Our Constitution’s Preamble very well addresses us as “We The People”. It is the marker of unity within the diversity of India and Indians. The term, however, represents the consensus of citizens over every aspect pinned in the Constitution since independence. But, for me, it is still superficial in the sense that half of the people have their “own world”. The “W” and “E” are constantly pulled in the opposite directions. The pull has created a marked crack which is filled by hate, furious competition, sense of extreme superiority time to time. The scene is more inclined towards diversity and differentiation within unity. The most relevant point of controversy since independence has been “secularity”. It raises the eyebrows of many, at the same time forces some to gather and recollect the instances to support. Hindus and Muslims have always been poles apart with an unstable relationship. It is actually very hard to reach the root of this mutual suspicion and incompatibility. Perhaps the seed of divide and rule keeps germinating without fail and properly by the Indian vulgar politics (today’s scenario). Politicians are not leading us but trying their best to drive us with their aspirations.

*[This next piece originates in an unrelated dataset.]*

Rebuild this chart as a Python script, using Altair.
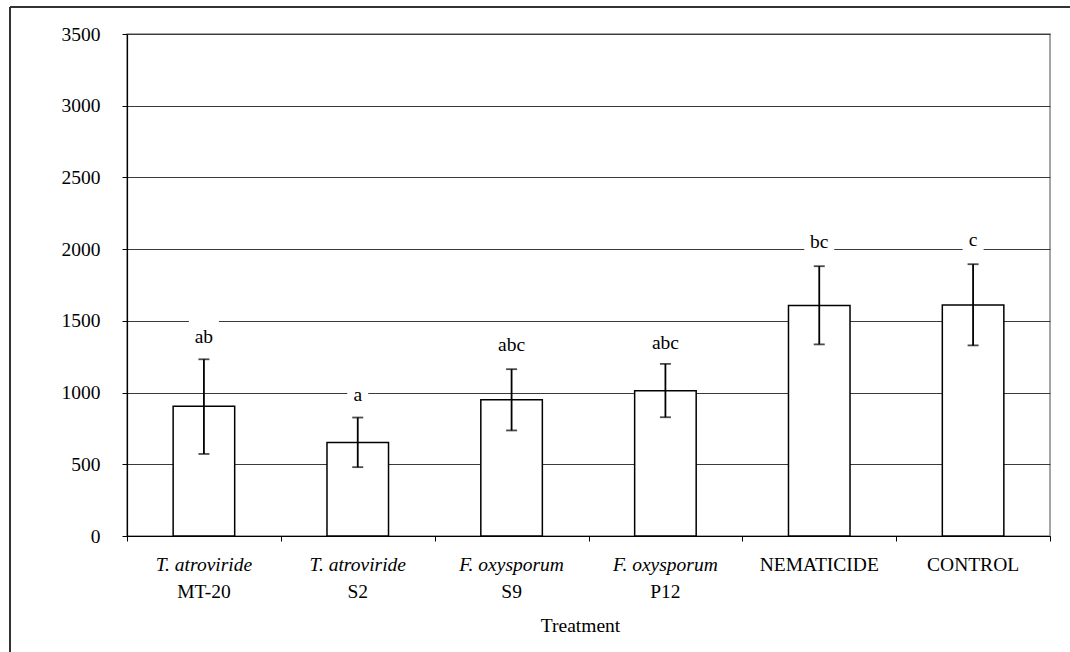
import altair as alt
import pandas as pd

# ---- data ----
line1 = ["T. atroviride", "T. atroviride", "F. oxysporum", "F. oxysporum", "NEMATICIDE", "CONTROL"]
line2 = ["MT-20", "S2", "S9", "P12", "", ""]
italic = [True, True, True, True, False, False]
means = [905, 652, 950, 1012, 1607, 1610]
err_hi = [1232, 826, 1163, 1200, 1881, 1895]
err_lo = [572, 480, 736, 828, 1336, 1329]
letters = ["ab", "a", "abc", "abc", "bc", "c"]
letter_y = [1385, 981, 1329, 1345, 2048, 2066]
y_ticks = [0, 500, 1000, 1500, 2000, 2500, 3000, 3500]

W, H = 923, 502
n = len(line1)
px = n / W  # data units per pixel on x

df = pd.DataFrame({
    "idx": list(range(n)),
    "line1": line1,
    "line2": line2,
    "italic": italic,
    "mean": means,
    "hi": err_hi,
    "lo": err_lo,
    "letter": letters,
    "ly": letter_y,
})
df["bx0"] = df["idx"] - 0.2
df["bx1"] = df["idx"] + 0.2
df["hw"] = df["letter"].str.len() * 4.5 + 6
df["lx0"] = df["idx"] - df["hw"] * px
df["lx1"] = df["idx"] + df["hw"] * px

FONT = "Liberation Serif"
FS = 19.5
xscale = alt.Scale(domain=[-0.5, n - 0.5], nice=False, zero=False)
yscale = alt.Scale(domain=[0, 3500], nice=False)

xaxis = alt.Axis(values=[i - 0.5 for i in range(n + 1)], labels=False, grid=False,
                 tickSize=5, tickColor="black", domainColor="black", domainWidth=1.2,
                 title="Treatment", titleFont=FONT, titleFontSize=FS, titleFontWeight="normal",
                 titleColor="black", titleX=453, titleY=89, titleBaseline="middle",
                 titleAlign="center", titleAnchor="start")
yaxis = alt.Axis(values=y_ticks, format="d", grid=True, gridColor="#3a3a3a", gridWidth=1,
                 tickSize=5, tickColor="black", domainColor="black", domainWidth=1.2,
                 labelFont=FONT, labelFontSize=FS, labelColor="black", labelPadding=22,
                 title=None)

base = alt.Chart(df)

bars = base.mark_bar(fill="white", stroke="black", strokeWidth=1.5).encode(
    x=alt.X("bx0:Q", scale=xscale, axis=xaxis),
    x2="bx1:Q",
    y=alt.Y("mean:Q", scale=yscale, axis=yaxis),
    y2=alt.datum(0),
)

boxes = base.mark_rect(fill="white", yOffset=-19, y2Offset=12).encode(
    x=alt.X("lx0:Q", scale=xscale), x2="lx1:Q",
    y=alt.Y("ly:Q", scale=yscale), y2="ly:Q",
)

err = base.mark_rule(color="black", strokeWidth=1.8).encode(
    x=alt.X("idx:Q", scale=xscale), y=alt.Y("lo:Q", scale=yscale), y2="hi:Q"
)
cap_hi = base.mark_tick(color="black", orient="horizontal", size=11, thickness=1.8).encode(
    x=alt.X("idx:Q", scale=xscale), y=alt.Y("hi:Q", scale=yscale)
)
cap_lo = base.mark_tick(color="black", orient="horizontal", size=11, thickness=1.8).encode(
    x=alt.X("idx:Q", scale=xscale), y=alt.Y("lo:Q", scale=yscale)
)

letter_text = base.mark_text(font=FONT, fontSize=FS, color="black", baseline="middle").encode(
    x=alt.X("idx:Q", scale=xscale), y=alt.Y("ly:Q", scale=yscale), text="letter:N"
)

lab1_it = base.transform_filter("datum.italic").mark_text(
    font=FONT, fontSize=FS, fontStyle="italic", color="black", baseline="middle"
).encode(x=alt.X("idx:Q", scale=xscale), y=alt.value(H + 29), text="line1:N")
lab1_rm = base.transform_filter("!datum.italic").mark_text(
    font=FONT, fontSize=FS, color="black", baseline="middle"
).encode(x=alt.X("idx:Q", scale=xscale), y=alt.value(H + 29), text="line1:N")
lab2 = base.mark_text(font=FONT, fontSize=FS, color="black", baseline="middle").encode(
    x=alt.X("idx:Q", scale=xscale), y=alt.value(H + 56), text="line2:N"
)

# outer frame (partly cropped in the reference): top and left edges
frame_top = alt.Chart(pd.DataFrame({"a": [0]})).mark_rule(color="#333", strokeWidth=2).encode(
    x=alt.value(-117), x2=alt.value(960), y=alt.value(-27)
)
frame_left = alt.Chart(pd.DataFrame({"a": [0]})).mark_rule(color="#333", strokeWidth=2).encode(
    x=alt.value(-117), y=alt.value(-27), y2=alt.value(640)
)

chart = alt.layer(
    bars, boxes, err, cap_hi, cap_lo, letter_text, lab1_it, lab1_rm, lab2, frame_top, frame_left
).properties(
    width=W, height=H,
    autosize=alt.AutoSizeParams(type="none"),
    padding={"left": 127, "top": 34, "right": 20, "bottom": 116},
    background="white",
).configure_view(stroke="#888", strokeWidth=1.5)

chart.save("out.html", embed_options={"renderer": "svg", "actions": False})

The pace at which the violence was spread in Muzaffarnagar City raises many questions. As we know as outsiders, there was a case of eve teasing which led the males of concerned parties to shoe the masculinity and power. Though all three men were killed by one another, what drove the whole village and the adjoining city to be a part of it. We know that Mahapanchayats (caste based) are not a part of legal institution. But it played the key role in infuriating the locals. Uttar Pradesh has been sensitive of caste related issues due to the presence of proportionate population of Muslims and politics of religion. Then, it is a complete breakdown of the system. The ‘othering’ of Muslims has created this conflict. Wikinson argues that if the government is based on minority votes (as SP in UP) the chances of riots are little. But this philosophy is completely washed here. The concern should be riots but focus has to be given to the historical pattern of unstable relationship. We declared ourselves as secular but public lives are still more Hindu. The role of local level leaders and some Hindu fundamentalists cannot be denied. Does the system want to bring national flash light on the violence? Yes, eve teasing is a structural problem which is being faced by all the females. If something like that happened , why not the Panchayat took over the matter. It was evident after the boy was stabbed that this would be the start of conflict and violence. Considering, the track of Ayodhya and demolition of Babri Masjid has not been completely rubbed off. Then the BJP’s parikrama around Ayodhya in the backdrop of election was enough to alert the government. The inactive role of the UP CM has to be considered. Seeing the sensitivity of the matter, the emergency meeting is called by his father who is officially not entitled to do this. Moreover the meeting gets over without chalking out the immediate action. There was the immediate need to control the violence and protecting people but the precious time was wasted on the transfer of bureaucrats.
The improvement in the relationship of Hindus and Muslims might take a very long time (optimism though the chances are rare). The mob is not considered as rational and infuriation leads to insecurity. Till then, the national stakeholders with the regional actors have to take care of the issue putting aside the mere electoral interest. I really don’t emphasise the ‘polluted’ mindset of the local people as they are more on the receiving side of violence. The perpetrators might not be from them as they might be hired to boost the problem. It is defaming the country’s picture on a global level. And Indian collectivism has taught us not to leave the sense of belongingness and the domestic issues should be solved within the system. After all its humans, neither Hindus- nor Muslims who constitute ‘WE’.